Pero es que se puede afirmar, sin temor a equivocarse, que en todo el periodo que ZP lleva al frente del Ejecutivo no ha habido ley, ni se ha presentado proyecto alguno ni se ha admitido sugerencia que viniera del PP, incluso antes de debatirla en el Parlamento o en el Senado que no haya tenido que ser pasada por el cedazo de los partidos minoritarios quienes, como es evidente, en cada caso han puesto la mano pedigüeña para recibir la contraprestación que han exigido, sin que ni los nacionalistas, ni CC, ni el PNV ni CIU o ERC, hayan tenido el menor escrúpulo en darle el apoyo a ZP cuando lo ha necesitado, independientemente de que la norma que, por su colaboración y votos, fuere aprobada, atentara a la sensibilidad de sus votantes o fuere contraria al espíritu constitucional. Lo que ocurre es que, con este procedimiento, las promesas electorales de los partidos se quedan en eso, en ;promesas; porque el partido mayoritario, aquel que debería imponer su programa en los términos en los que el electorado le ha pedido; se ve imposibilitado a hacerlo y debe transigir con las imposiciones de unas minorías, escasamente representativas de la voluntad mayoritaria, que son las que, en definitiva, llevan el timón de la nación.

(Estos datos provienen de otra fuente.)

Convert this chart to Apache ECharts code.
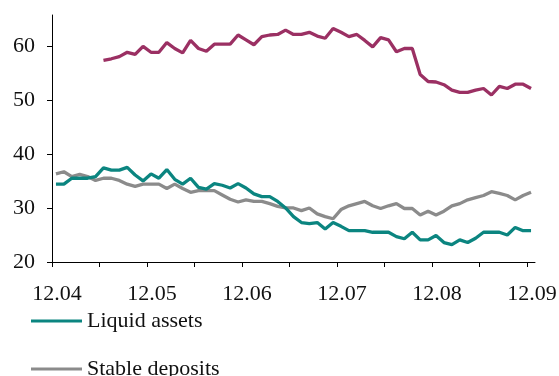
<!DOCTYPE html>
<html>
<head>
<meta charset="utf-8">
<script src="https://cdn.jsdelivr.net/npm/echarts@6/dist/echarts.min.js"></script>
<style>
  html, body { margin: 0; padding: 0; background: #fff; }
  #container { width: 559px; height: 376px; }
</style>
</head>
<body>
<div id="container"></div>
<script>
// observations (61 points, 12.04 -> 12.09)
var periods = [];
for (var k = 0; k < 61; k++) periods.push(String(k));

var liquidAssets = [
    34.4, 34.4, 35.5, 35.5, 35.5, 35.8, 37.4, 37.0, 37.0, 37.5,
    36.1, 35.0, 36.3, 35.5, 37.1, 35.3, 34.4, 35.5, 33.8, 33.5,
    34.5, 34.2, 33.7, 34.5, 33.7, 32.6, 32.1, 32.1, 31.2, 30.0,
    28.4, 27.3, 27.1, 27.3, 26.1, 27.3, 26.6, 25.8, 25.8, 25.8,
    25.5, 25.5, 25.5, 24.7, 24.3, 25.5, 24.1, 24.1, 24.9, 23.6,
    23.2, 24.1, 23.6, 24.4, 25.5, 25.5, 25.5, 25.0, 26.4, 25.8,
    25.8
];
var stableDeposits = [
    36.3, 36.7, 35.8, 36.2, 35.8, 35.1, 35.5, 35.5, 35.1, 34.4,
    34.0, 34.4, 34.4, 34.4, 33.6, 34.4, 33.6, 32.9, 33.2, 33.2,
    33.2, 32.4, 31.6, 31.1, 31.5, 31.2, 31.2, 30.8, 30.3, 30.0,
    30.0, 29.5, 30.0, 28.9, 28.4, 28.0, 29.7, 30.4, 30.8, 31.2,
    30.4, 29.9, 30.4, 30.8, 29.9, 29.9, 28.7, 29.4, 28.7, 29.4,
    30.4, 30.8, 31.5, 31.9, 32.3, 33.0, 32.7, 32.3, 31.5, 32.3,
    32.9
];
var ratio = [
    null, null, null, null, null, null, 57.3, 57.6, 58.0, 58.8,
    58.4, 59.9, 58.8, 58.8, 60.6, 59.5, 58.7, 61.0, 59.5, 59.0,
    60.3, 60.3, 60.3, 62.0, 61.1, 60.2, 61.7, 62.0, 62.1, 62.9,
    62.1, 62.1, 62.5, 61.8, 61.4, 63.2, 62.5, 61.7, 62.1, 61.0,
    59.8, 61.5, 61.1, 58.9, 59.5, 59.5, 54.7, 53.4, 53.3, 52.8,
    51.8, 51.4, 51.4, 51.8, 52.1, 50.9, 52.5, 52.1, 52.9, 52.9,
    52.1
];

// month axis (12.04 = 4 ... 12.09 = 9)
var monthTicks = [4, 4.5, 5, 5.5, 6, 6.5, 7, 7.5, 8, 8.5, 9];
var monthLabels = [4, 5, 6, 7, 8, 9];
var yTicks = [20, 30, 40, 50, 60];

var font = "Liberation Serif";

function legendBox(name, top) {
    return {
        orient: "vertical",
        left: 26,
        top: top,
        icon: "rect",
        itemWidth: 51,
        itemHeight: 3,
        data: [name],
        textStyle: { fontFamily: font, fontSize: 22, color: "#111" }
    };
}

window.onload = function() {
    var myChart = echarts.init(document.getElementById("container"));
    myChart.setOption({
        animation: false,
        backgroundColor: "#fff",
        grid: {
            left: 52,
            right: 24,
            top: 15,
            bottom: 114,
            containLabel: false,
            outerBoundsMode: "none"
        },
        // one legend box per item so the second one is not moved into a new column
        legend: [legendBox("Liquid assets", 305), legendBox("Stable deposits", 353)],
        xAxis: [{
            type: "category",
            data: periods,
            boundaryGap: true,
            show: false
        }, {
            type: "value",
            position: "bottom",
            min: 4,
            max: 9.084,
            interval: 0.5,
            axisLine: { show: true, lineStyle: { color: "#000", width: 1 } },
            axisTick: { show: true, length: 5, customValues: monthTicks, lineStyle: { color: "#000" } },
            axisLabel: {
                customValues: monthLabels,
                margin: 21,
                padding: [0, 0, 0, 10],
                fontFamily: font,
                fontSize: 22,
                color: "#111",
                formatter: function(v) { return "12.0" + v; }
            },
            splitLine: { show: false }
        }],
        yAxis: {
            type: "value",
            min: 20,
            max: 65.7,
            interval: 10,
            axisLine: { show: true, lineStyle: { color: "#000", width: 1 } },
            axisTick: { show: true, length: 5, customValues: yTicks, lineStyle: { color: "#000" } },
            axisLabel: {
                customValues: yTicks,
                margin: 17,
                fontFamily: font,
                fontSize: 22,
                color: "#111"
            },
            splitLine: { show: false }
        },
        series: [{
            name: "Ratio",
            type: "line",
            xAxisIndex: 0,
            data: ratio,
            symbol: "none",
            lineStyle: { color: "#9b3063", width: 3.3 },
            itemStyle: { color: "#9b3063" }
        }, {
            name: "Stable deposits",
            type: "line",
            xAxisIndex: 0,
            data: stableDeposits,
            symbol: "none",
            lineStyle: { color: "#8b8b8b", width: 3.3 },
            itemStyle: { color: "#8b8b8b" }
        }, {
            name: "Liquid assets",
            type: "line",
            xAxisIndex: 0,
            data: liquidAssets,
            symbol: "none",
            lineStyle: { color: "#0b8580", width: 3.3 },
            itemStyle: { color: "#0b8580" }
        }]
    });
};
</script>
</body>
</html>
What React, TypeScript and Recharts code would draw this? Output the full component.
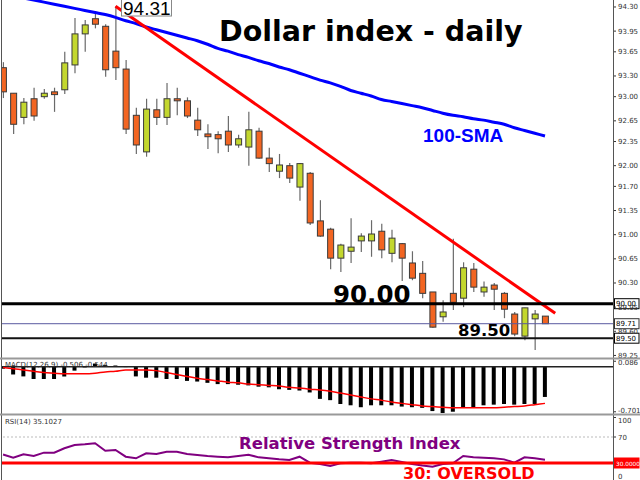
import React from "react";
import { ComposedChart, Bar, Line, XAxis, YAxis, ReferenceLine } from "recharts";

// daily candles, oldest first
const OPEN = [
  93.42, 93.05, 92.7, 92.97, 93.0, 93.07, 93.1, 93.46, 93.91, 94.13,
  94.02, 93.66, 93.4, 92.73, 92.2, 92.81, 92.7, 92.97, 92.94, 92.66,
  92.46, 92.45, 92.5, 92.3, 92.27, 92.5, 92.11, 91.92, 92.0, 91.69,
  91.89, 91.2, 91.08, 90.66, 90.76, 90.91, 90.91, 91.05, 90.73, 90.87,
  90.59, 90.44, 90.17, 89.81, 90.15, 90.08, 90.5, 90.17, 90.27, 90.15,
  89.85, 89.53, 89.78, 89.82,
];
const HIGH = [
  93.5, 93.05, 92.98, 93.13, 93.11, 93.13, 93.65, 94.14, 94.11, 94.21,
  94.05, 94.31, 93.53, 92.84, 92.97, 92.97, 93.2, 93.13, 92.99, 92.84,
  92.6, 92.5, 92.72, 92.45, 92.78, 92.55, 92.26, 92.17, 92.04, 92.04,
  91.91, 91.5, 91.1, 90.87, 91.24, 91.02, 91.21, 91.16, 91.07, 90.88,
  90.76, 90.62, 90.17, 90.05, 90.94, 90.6, 90.59, 90.32, 90.3, 90.17,
  89.88, 89.94, 89.91, 89.82,
];
const LOW = [
  92.98, 92.46, 92.6, 92.65, 92.97, 92.78, 93.04, 93.34, 93.65, 93.99,
  93.29, 93.24, 92.46, 92.17, 92.13, 92.59, 92.59, 92.73, 92.69, 92.43,
  92.24, 92.18, 92.2, 92.26, 92.0, 92.1, 91.91, 91.82, 91.75, 91.49,
  91.14, 90.97, 90.5, 90.46, 90.59, 90.75, 90.68, 90.66, 90.6, 90.33,
  90.34, 90.08, 89.65, 89.74, 89.91, 89.95, 90.17, 90.1, 89.91, 89.79,
  89.53, 89.47, 89.33, 89.71,
];
const CLOSE = [
  93.07, 92.6, 92.92, 92.72, 93.05, 93.03, 93.49, 93.91, 94.04, 94.05,
  93.39, 93.42, 92.53, 92.3, 92.82, 92.7, 92.97, 92.94, 92.72, 92.52,
  92.42, 92.39, 92.3, 92.39, 92.52, 92.11, 92.03, 92.01, 91.82, 92.03,
  91.17, 90.98, 90.66, 90.85, 90.82, 90.98, 91.01, 90.78, 90.95, 90.66,
  90.37, 90.15, 89.66, 89.88, 90.02, 90.52, 90.24, 90.24, 90.21, 89.92,
  89.56, 89.94, 89.85, 89.71,
];
const SMA100 = [
  94.49, 94.46, 94.43, 94.4, 94.37, 94.34, 94.31, 94.28, 94.25, 94.22,
  94.19, 94.15, 94.1, 94.06, 94.01, 93.97, 93.93, 93.89, 93.85, 93.81,
  93.76, 93.7, 93.66, 93.61, 93.57, 93.52, 93.48, 93.43, 93.39, 93.34,
  93.29, 93.24, 93.2, 93.15, 93.09, 93.05, 93.01, 92.96, 92.93, 92.9,
  92.87, 92.84, 92.8, 92.76, 92.73, 92.71, 92.68, 92.66, 92.63, 92.6,
  92.55, 92.51, 92.47, 92.43,
];
const MACD_HIST = [
  -0.03, -0.12, -0.15, -0.19, -0.19, -0.19, -0.15, -0.06, -0.01, 0.05,
  0.03, 0.02, -0.005, -0.15, -0.17, -0.17, -0.19, -0.19, -0.22, -0.23,
  -0.25, -0.27, -0.27, -0.28, -0.29, -0.31, -0.32, -0.35, -0.36, -0.37,
  -0.4, -0.5, -0.52, -0.58, -0.6, -0.63, -0.6, -0.6, -0.6, -0.62,
  -0.63, -0.64, -0.69, -0.72, -0.7, -0.64, -0.64, -0.6, -0.59, -0.58,
  -0.59, -0.58, -0.58, -0.47,
];
const MACD_SIGNAL = [
  -0.01, -0.03, -0.05, -0.07, -0.09, -0.1, -0.11, -0.11, -0.11, -0.1,
  -0.08, -0.07, -0.05, -0.05, -0.05, -0.06, -0.09, -0.12, -0.15, -0.18,
  -0.2, -0.22, -0.24, -0.25, -0.27, -0.28, -0.29, -0.3, -0.32, -0.33,
  -0.35, -0.36, -0.38, -0.41, -0.44, -0.47, -0.5, -0.52, -0.55, -0.57,
  -0.59, -0.61, -0.62, -0.63, -0.64, -0.64, -0.64, -0.64, -0.64, -0.63,
  -0.62, -0.61, -0.59, -0.57,
];
const RSI14 = [
  43, 38.2, 43.4, 40.8, 45.9, 45.9, 52.6, 57.7, 58.7, 60.3,
  48.9, 50, 39.7, 37.2, 44.9, 44, 47.4, 47.4, 43.8, 42.3,
  40.8, 39.7, 38.7, 40.8, 42.8, 38.7, 37.2, 35.7, 34.6, 39.7,
  30.5, 28.5, 25.4, 29.5, 30.5, 30.5, 29.5, 32, 34.6, 31.5,
  28.5, 26, 24.4, 28.5, 29.5, 40.8, 38.7, 38, 37.2, 35.6,
  30.5, 38.7, 37.2, 35.1,
];
// resistance line drawn from the 94.31 top
const TREND_FROM = { i: 12, price: 94.31 };
const TREND_TO = { i: 55, price: 89.86 };

const PRICE_TICKS = [
  94.3, 93.95, 93.65, 93.3, 93.0, 92.65, 92.35, 92.0, 91.7, 91.35, 91.0,
  90.65, 90.3, 89.95, 89.6, 89.25,
];
const MACD_TICKS = [0.086, -0.701];
const RSI_TICKS = [100, 70, 0];

const rows = OPEN.map((o, k) => ({
  i: k + 1,
  open: o,
  high: HIGH[k],
  low: LOW[k],
  close: CLOSE[k],
  sma: SMA100[k],
  hist: MACD_HIST[k],
  signal: MACD_SIGNAL[k],
  rsi: RSI14[k],
  trend: k + 1 === TREND_FROM.i ? TREND_FROM.price : null,
}));
rows.push({ i: TREND_TO.i, trend: TREND_TO.price } as any);

const X_DOMAIN = [0.9, 60.65];
const FONT = "DejaVu Sans";
const ORANGE = "#f26522";
const LIME = "#c3d72e";

function Candle(props: any) {
  const { x, y, width, height, payload } = props;
  if (!payload || payload.high == null) return null;
  const { open, close, high, low } = payload;
  const top = Math.min(y, y + height);
  const h = Math.abs(height);
  const span = high - low || 1;
  const py = (v: number) => top + ((high - v) / span) * h;
  const cx = x + width / 2;
  const b1 = py(Math.max(open, close));
  const b2 = py(Math.min(open, close));
  return (
    <g>
      <line x1={cx} x2={cx} y1={top} y2={top + h} stroke="#6a6a6a" strokeWidth={1.2} />
      <rect
        x={x + 0.5}
        y={b1}
        width={width - 1}
        height={Math.max(b2 - b1, 1.5)}
        fill={close >= open ? LIME : ORANGE}
        stroke="#3a3a3a"
        strokeWidth={1}
      />
    </g>
  );
}

function Tag({ viewBox, text, bg = "#fff", fg = "#000", border = "#000", size = 7 }: any) {
  if (!viewBox) return null;
  const x = viewBox.x + viewBox.width + 1.5;
  const y = viewBox.y;
  return (
    <g>
      <rect x={x} y={y - 5} width={24.5} height={10} fill={bg} stroke={border} strokeWidth={1} />
      <text x={x + 1.5} y={y + 2.5} fontSize={size} fill={fg} fontFamily={FONT}>
        {text}
      </text>
    </g>
  );
}

const tickStyle = { fontSize: 7, fill: "#333", fontFamily: FONT };

function shiftedTick(shift: (v: number) => number, fmt: (v: number) => string) {
  return (p: any) => (
    <text x={p.x} y={p.y + shift(p.payload.value)} fontSize={7} fill="#333" fontFamily={FONT}>
      {fmt(p.payload.value)}
    </text>
  );
}

export default function App() {
  return (
    <div
      style={{
        position: "fixed",
        left: 0,
        top: 0,
        width: 640,
        height: 480,
        background: "#fff",
        overflow: "hidden",
      }}
    >
      {/* price panel */}
      <div style={{ position: "absolute", left: 0, top: 0 }}>
        <ComposedChart width={640} height={358} data={rows} margin={{ top: 0, right: 0, bottom: 0, left: 2 }}>
          <XAxis type="number" dataKey="i" domain={X_DOMAIN} hide allowDataOverflow />
          <YAxis
            orientation="right"
            width={27}
            domain={[89.213, 94.401]}
            ticks={PRICE_TICKS}
            interval={0}
            allowDataOverflow
            axisLine={false}
            tickSize={3}
            tickMargin={2}
            tickLine={{ stroke: "#333" }}
            tick={tickStyle}
            tickFormatter={(v: number) => v.toFixed(2)}
          />
          <Bar
            dataKey={(d: any) => (d.high == null ? null : [d.low, d.high])}
            barSize={7}
            shape={<Candle />}
            isAnimationActive={false}
          />
          <Line dataKey="sma" type="monotone" stroke="#0000ff" strokeWidth={3} dot={false} isAnimationActive={false} />
          <Line dataKey="trend" stroke="#ff0000" strokeWidth={3} dot={false} connectNulls isAnimationActive={false} />
          <ReferenceLine y={90} stroke="#000" strokeWidth={3} label={<Tag text="90.00" />} />
          <ReferenceLine y={89.71} stroke="#5a5aa0" strokeWidth={1} label={<Tag text="89.71" border="#333" />} />
          <ReferenceLine y={89.5} stroke="#111" strokeWidth={2} label={<Tag text="89.50" />} />
        </ComposedChart>
      </div>

      {/* MACD panel */}
      <div style={{ position: "absolute", left: 0, top: 360 }}>
        <ComposedChart width={640} height={54} data={rows} margin={{ top: 1, right: 0, bottom: 1, left: 2 }}>
          <XAxis type="number" dataKey="i" domain={X_DOMAIN} hide allowDataOverflow />
          <YAxis
            orientation="right"
            width={27}
            domain={[-0.72, 0.09]}
            ticks={MACD_TICKS}
            interval={0}
            allowDataOverflow
            axisLine={false}
            tickSize={3}
            tickMargin={2}
            tickLine={{ stroke: "#333" }}
            tick={shiftedTick((v) => (v > 0 ? 4 : 1), (v) => v.toFixed(3))}
          />
          <ReferenceLine y={0} stroke="#222" strokeWidth={1.5} />
          <Bar dataKey="hist" barSize={4} fill="#000" isAnimationActive={false} />
          <Line dataKey="signal" type="monotone" stroke="#ff0000" strokeWidth={1.5} dot={false} isAnimationActive={false} />
        </ComposedChart>
      </div>

      {/* RSI panel */}
      <div style={{ position: "absolute", left: 0, top: 416 }}>
        <ComposedChart width={640} height={68} data={rows} margin={{ top: 1.5, right: 0, bottom: 1.5, left: 2 }}>
          <XAxis type="number" dataKey="i" domain={X_DOMAIN} hide allowDataOverflow />
          <YAxis
            orientation="right"
            width={27}
            domain={[0, 100]}
            ticks={RSI_TICKS}
            interval={0}
            axisLine={false}
            tickSize={3}
            tickMargin={2}
            tickLine={{ stroke: "#333" }}
            tick={shiftedTick((v) => (v === 100 ? 5 : v === 0 ? -4 : 2.5), (v) => String(v))}
          />
          <ReferenceLine y={70} stroke="#bbb" strokeDasharray="2 2" />
          <Line dataKey="rsi" stroke="#800080" strokeWidth={2} dot={false} isAnimationActive={false} />
          <ReferenceLine
            y={30}
            stroke="#ff0000"
            strokeWidth={3}
            label={<Tag text="30.0000" bg="#ff0000" fg="#fff" border="#ff0000" size={5.8} />}
          />
        </ComposedChart>
      </div>

      {/* frame and annotations */}
      <svg width={640} height={480} style={{ position: "absolute", left: 0, top: 0, pointerEvents: "none" }}>
        <line x1={1.5} x2={1.5} y1={0} y2={480} stroke="#555" strokeWidth={1} />
        <line x1={613.5} x2={613.5} y1={0} y2={480} stroke="#555" strokeWidth={1} />
        <line x1={0} x2={640} y1={358.5} y2={358.5} stroke="#999" strokeWidth={2} />
        <line x1={0} x2={640} y1={414.5} y2={414.5} stroke="#999" strokeWidth={2} />

        <rect x={121.5} y={-1} width={50} height={17} fill="#fff" stroke="#888" strokeWidth={1} />
        <text x={123} y={14.5} fontSize={19} fontFamily="Liberation Sans" fill="#000">
          94.31
        </text>

        <text x={219} y={41} fontSize={28.5} fontWeight="bold" fontFamily={FONT} fill="#000">
          Dollar index - daily
        </text>
        <text x={423} y={141.5} fontSize={19} fontWeight="bold" fontFamily="Liberation Sans" fill="#0000ff">
          100-SMA
        </text>
        <text x={333} y={303} fontSize={24.5} fontWeight="bold" fontFamily={FONT} fill="#000">
          90.00
        </text>
        <text x={458} y={336} fontSize={16.5} fontWeight="bold" fontFamily={FONT} fill="#000">
          89.50
        </text>

        <text x={5} y={367} fontSize={7} fontFamily={FONT} fill="#333">
          MACD(12,26,9) -0.506 -0.544
        </text>
        <text x={5} y={424} fontSize={7} fontFamily={FONT} fill="#333">
          RSI(14) 35.1027
        </text>
        <text x={239} y={449} fontSize={16.5} fontWeight="bold" fontFamily={FONT} fill="#800080">
          Relative Strength Index
        </text>
        <text x={403} y={479} fontSize={16} fontWeight="bold" fontFamily={FONT} fill="#ff0000">
          30: OVERSOLD
        </text>
      </svg>
    </div>
  );
}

Lo mismo sucede con el sistema de “listas abiertas”, una imposición de los directivos de los partidos políticos para acabar con cualquier atisbo de lo que sería una actuación democrática; de modo que fueran las bases las que mediante votaciones (lo que, en los EE.UU., llaman primarias) en las que, por circunscripciones electorales, se eligieran uno a uno, de entre los que optaran al cargo, a aquellos que debieran integrar las definitivas listas electorales que optaran a los escaños a cubrir. El sistema inglés, pudiera ser un ejemplo, adaptado a nuestras necesidades y distritos electorales, de cómo el pueblo puede elegir a personas que le resultan cercanas, con las que puede hablar y debatir y a las que, cuando se produce un incumplimiento de su programa, se le puede reclamar directamente. Pero, lo más importante, es eliminar de nuestro sistema electoral la posibilidad de que, pequeñas formaciones marginales, puedan imponer su voluntad a las mayorías de votantes porque este sistema es contrario a la democracia.